Anche questo è stile, ma questa volta è di Zucchini e allora un metastile, che non può che porsi come principio organizzatore di tutti gli stili-oggetto citati. Un modo di "scrivere" (" stile ", etimologicamente, non significa altro) tutto suo, all'interno del quale i materiali più disparati, di cui Zucchini s'è visto essere in caccia, sono costretti, se non a un ordine, certamente a un rapporto e allora liberati a una comune significazione, nei termini di R. Barthes si potrebbe dire, a una scrittura. Non si dimentichi che, per Barthes, la " scrittura " può crescere su qualsiasi supporto (parola, immagine, suono o gesto che sia). Ebbene, se questa " scrittura " di Zucchini ha un tratto (un carattere) tutto suo, esso mi pare proprio identificabile con una grande e sapiente opera, appunto - e si è allo sviluppo della prima anticipazione posta ad apertura di queste,pagine -, di creolizzazione di tutto il suo materiale di lavoro.

Come accade alle lingue che si creolizzano, anche i codici diversi che costituiscono l'opera di Zucchini, non potendo - né volendo - prevaricare l'uno sull'altro e non avendo nemmeno licenza di sparire, risolvono brillantemente il problema della loro reciproca convivenza nella comunicazione, riducendo all'osso, ciascuno, la propria struttura, tanto a livello grammaticale che sintattico. Essi ci sono nella pittura di Zucchini (Che diamine! Di che cosa ci si è preoccupati fino ad ora se non di documentare tale affermazione?), ma al modo in cui in L. Carroll, il Gatto del Cheshire continua a vivere, dopo essere scomparso, nel suo aereo " sogghigno ": in snodato lessico, allora, e per semplici tracce, si può dire, di sintagmi mai detti, mai chiaramente esplicitati. Viene in mente anche Flaubert e il suo Bouvard e Péchuchet.

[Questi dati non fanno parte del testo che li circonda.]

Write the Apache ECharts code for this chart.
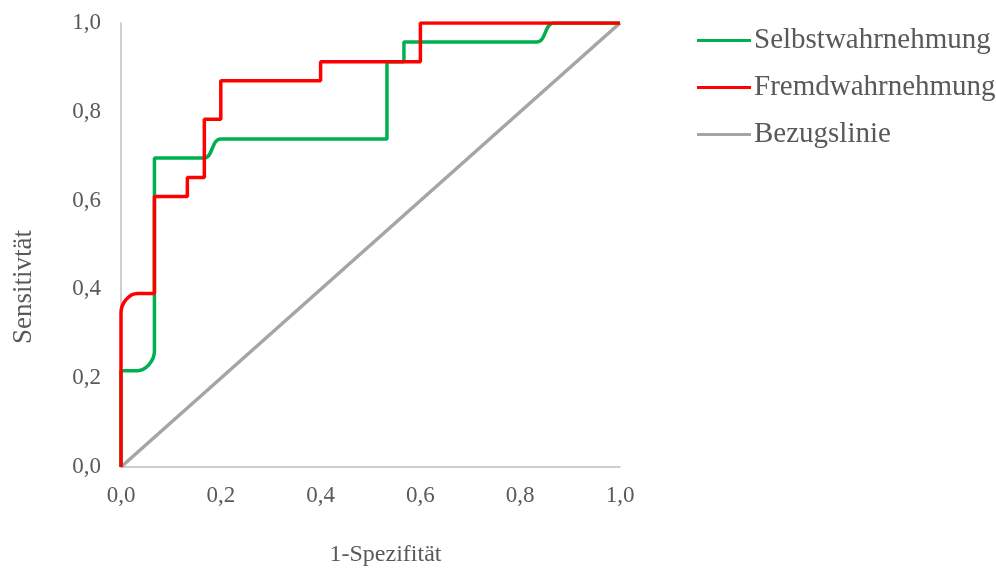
<!DOCTYPE html>
<html>
<head>
<meta charset="utf-8">
<script src="https://cdn.jsdelivr.net/npm/echarts@6/dist/echarts.min.js"></script>
<style>
  html, body { margin: 0; padding: 0; background: #fff; }
  #main { width: 996px; height: 576px; }
</style>
</head>
<body>
<div id="main"></div>
<script>
// ROC-Kurven, Werte
var fprSelbst  = [0, 0, 0.033, 0.067, 0.067, 0.167, 0.2, 0.533, 0.533, 0.567, 0.567, 0.833, 0.867, 1];
var sensSelbst = [0, 0.217, 0.217, 0.261, 0.696, 0.696, 0.739, 0.739, 0.913, 0.913, 0.957, 0.957, 1, 1];

var fprFremd  = [0, 0, 0.033, 0.067, 0.067, 0.133, 0.133, 0.167, 0.167, 0.2, 0.2, 0.4, 0.4, 0.6, 0.6, 1];
var sensFremd = [0, 0.348, 0.391, 0.391, 0.609, 0.609, 0.652, 0.652, 0.783, 0.783, 0.870, 0.870, 0.913, 0.913, 1, 1];

var fprBezug  = [0, 1];
var sensBezug = [0, 1];

var seriesNames = ['Selbstwahrnehmung', 'Fremdwahrnehmung', 'Bezugslinie'];

function pairs(xs, ys) {
    return xs.map(function (x, i) { return [x, ys[i]]; });
}

var fontFam = '"Liberation Serif", "Times New Roman", serif';
var textCol = '#595959';
var fmt = function (v) { return v.toFixed(1).replace('.', ','); };

var myChart = echarts.init(document.getElementById('main'));

var option = {
    animation: false,
    backgroundColor: '#fff',
    textStyle: { fontFamily: fontFam, color: textCol },
    grid: { left: 121, right: 376, top: 23, bottom: 109, outerBoundsMode: 'none', containLabel: false },
    legend: {
        orient: 'vertical',
        left: 692,
        top: 21,
        icon: 'rect',
        itemWidth: 54,
        itemHeight: 3,
        itemGap: 18,
        data: seriesNames,
        textStyle: { fontFamily: fontFam, color: textCol, fontSize: 29, padding: [0, 0, 0, -2] }
    },
    xAxis: {
        type: 'value',
        min: 0,
        max: 1,
        interval: 0.2,
        name: '1-Spezifität',
        nameLocation: 'middle',
        nameGap: 76,
        nameTextStyle: { fontFamily: fontFam, color: textCol, fontSize: 24, padding: [0, 0, 0, 30] },
        axisLine: { lineStyle: { color: '#bfbfbf', width: 1.5 } },
        axisTick: { show: false },
        splitLine: { show: false },
        axisLabel: { formatter: fmt, fontFamily: fontFam, color: textCol, fontSize: 23, margin: 17 }
    },
    yAxis: {
        type: 'value',
        min: 0,
        max: 1,
        interval: 0.2,
        name: 'Sensitivtät',
        nameLocation: 'middle',
        nameGap: 84,
        nameTextStyle: { fontFamily: fontFam, color: textCol, fontSize: 27, padding: [0, 84, 0, 0] },
        axisLine: { show: true, lineStyle: { color: '#bfbfbf', width: 1.5 } },
        axisTick: { show: false },
        splitLine: { show: false },
        axisLabel: { formatter: fmt, fontFamily: fontFam, color: textCol, fontSize: 23, margin: 20 }
    },
    series: [
        {
            name: seriesNames[0],
            type: 'line',
            data: pairs(fprSelbst, sensSelbst),
            smooth: 0.4,
            symbol: 'none',
            lineStyle: { color: '#00b050', width: 3.5 },
            itemStyle: { color: '#00b050' },
            z: 3
        },
        {
            name: seriesNames[1],
            type: 'line',
            data: pairs(fprFremd, sensFremd),
            smooth: 0.4,
            symbol: 'none',
            lineStyle: { color: '#ff0000', width: 3.5 },
            itemStyle: { color: '#ff0000' },
            z: 4
        },
        {
            name: seriesNames[2],
            type: 'line',
            data: pairs(fprBezug, sensBezug),
            symbol: 'none',
            lineStyle: { color: '#a5a5a5', width: 3.5 },
            itemStyle: { color: '#a5a5a5' },
            z: 2
        }
    ]
};

myChart.setOption(option);
</script>
</body>
</html>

Anche in Zucchini, come in Flaubert, lo spazio creolo non coincide con il rapporto opera-interprete (come accade, invece, in Lotman, che pur ci è ben servito d'abbrivio), ma con il piano dei soli rapporti tra i diversi codici costitutivi dell'opera stessa: è l'opera che si fa catalogo del mondo, qui come là - anche se i mondi sono poi diversi -, ed è proprio questo cataloga, questa cultura ridotta alla propria primarietà (primarietà del secondario, si capisce) e alla propria radiografia, che la memoria (Imelde, emblematicamente, in Zucchini) tra incanto e decantazione ci comunica. Per questo si diceva: niente tautologia. Qui, però, non ci si può ancora fermare: non ci si può contemporaneamente impedire di sapere che siamo (che Zucchini si propone) nel meta-codice dell'arte, il quale ha le sue regole, ovviamente, i suoi imperativi, quali ad esempio, oggi, quelli che vogliono che, se in un quadro trovi un corvo, beh!, non necessariamente è solo un corvo e se trovi un'ombra non necessariamente è solo un'ombra. Un catalogo, insomma, può non essere un catalogo; una cosmogonia può non essere una cosmogonia e così via: ciò che la struttura intrinsecamente comunica, la sua struttura d'uso (il suo uso come arte) lo zittisce, ma per farlo parlare più intensamente. Le cose, rigettate in sé, in se stesse sprofondano e da questo loro insondabile abìme tornano, ma tramite le nostre differenziate lingue, a parlare. Il " sì ", appena riconcesso, come si era promesso, alla tautologia, anche per questa strada ben poco resiste: troppo carico di senso paradossalmente determinato, troppo controteso.

L'abisso, su cui Zucchini sospende queste sue cose, non le grava affatto di peso, ma al contrario funge da suo deterrente (troppo metafisiche per essere veramente metafisiche) e ce le lascia leggerissime negli occhi (nelle mani), per altre, più adeguate, figure di descrizione, per altre retoriche. Difficile dire esattamente quali, anche se quell'Empire des signes, che Zucchini si rigirava tra le mani quando l'ho salutato, può indicarci in proposito un non impertinente spiraglio, un non improbabile guado.